Europa ansía que aquello que dicen algunos analistas sea verdad: Trump es un candidato de cartón piedra, un bravucón que sabe perfectamente que no puede cumplir aquello que dice y ese establishment que él tanto desprecia acabará arrollándole como acaba sucediendo en menor o mayor medida con todos los presidentes del mundo. Pero aunque el león pueda no ser tan fiero como lo pintan o él mismo se pinta, algunas cosas ya han cambiado.

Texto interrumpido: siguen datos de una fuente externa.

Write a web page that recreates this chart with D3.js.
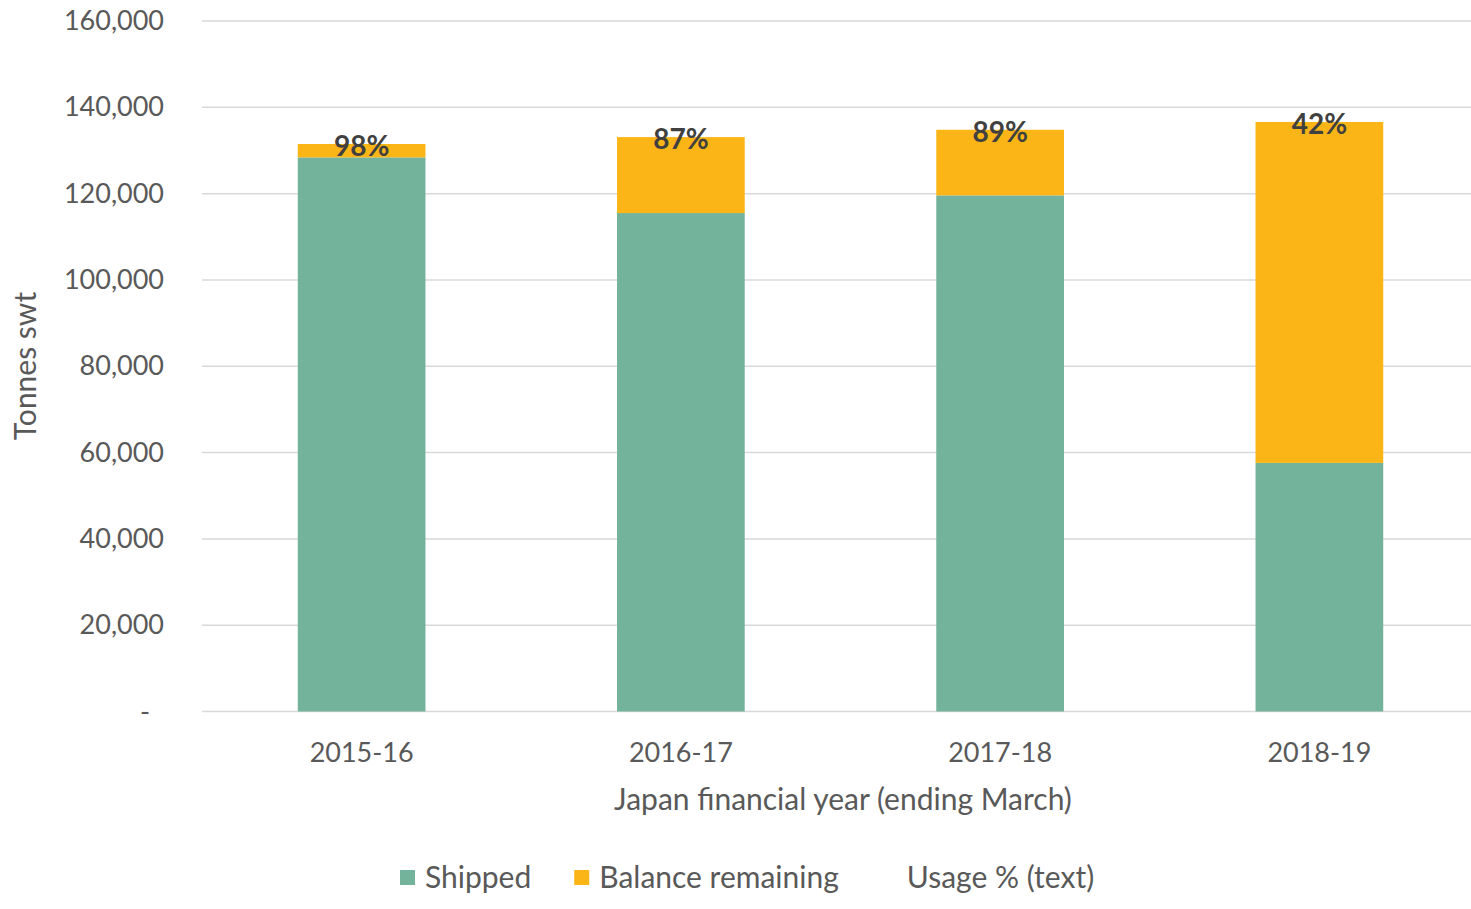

tratados en el aire Antes de que haya jurado su cargo, la UE (también sumida en su propia crisis interna sobre la conveniencia del libre comercio) ha decidido dar por congelado el acuerdo de Libre Comercio de Inversión con EEUU (TTIP por sus siglas en inglés) que despierta serios recelos tanto para la ultraderecha proteccionista de Le Pen como para la izquierda de Syriza o Unidos Podemos, y las dudas ambivalentes de los socialistas franceses y alemanes que en los últimos meses ya habían empezado a remar fuertemente en su contra.

Si Europa girará hacia el proteccionismo o sólo será una veleidad pasajera lo dirá el tiempo. Lo mismo sucede con el reto de una política de Defensa propiamente europea. Trump amenaza con poner en cuestión el principio de defensa mutua dentro de la Alianza en una suerte de chantaje para que los países europeos incrementen su gasto y no carguen sobre los hombros de Washington su seguridad nacional. Una última idea, por otra parte, compartida por la Administración Obama y por Clinton pero a la que numerosos países europeos se oponen pese al empuje de Alemania y Francia en esta dirección.

Una vez más, otra amenaza, ésta vez ejemplificada en una primera potencia mundial en decadencia, vuelve a cuestionar hacía dónde se dirige el barco de la integración europea.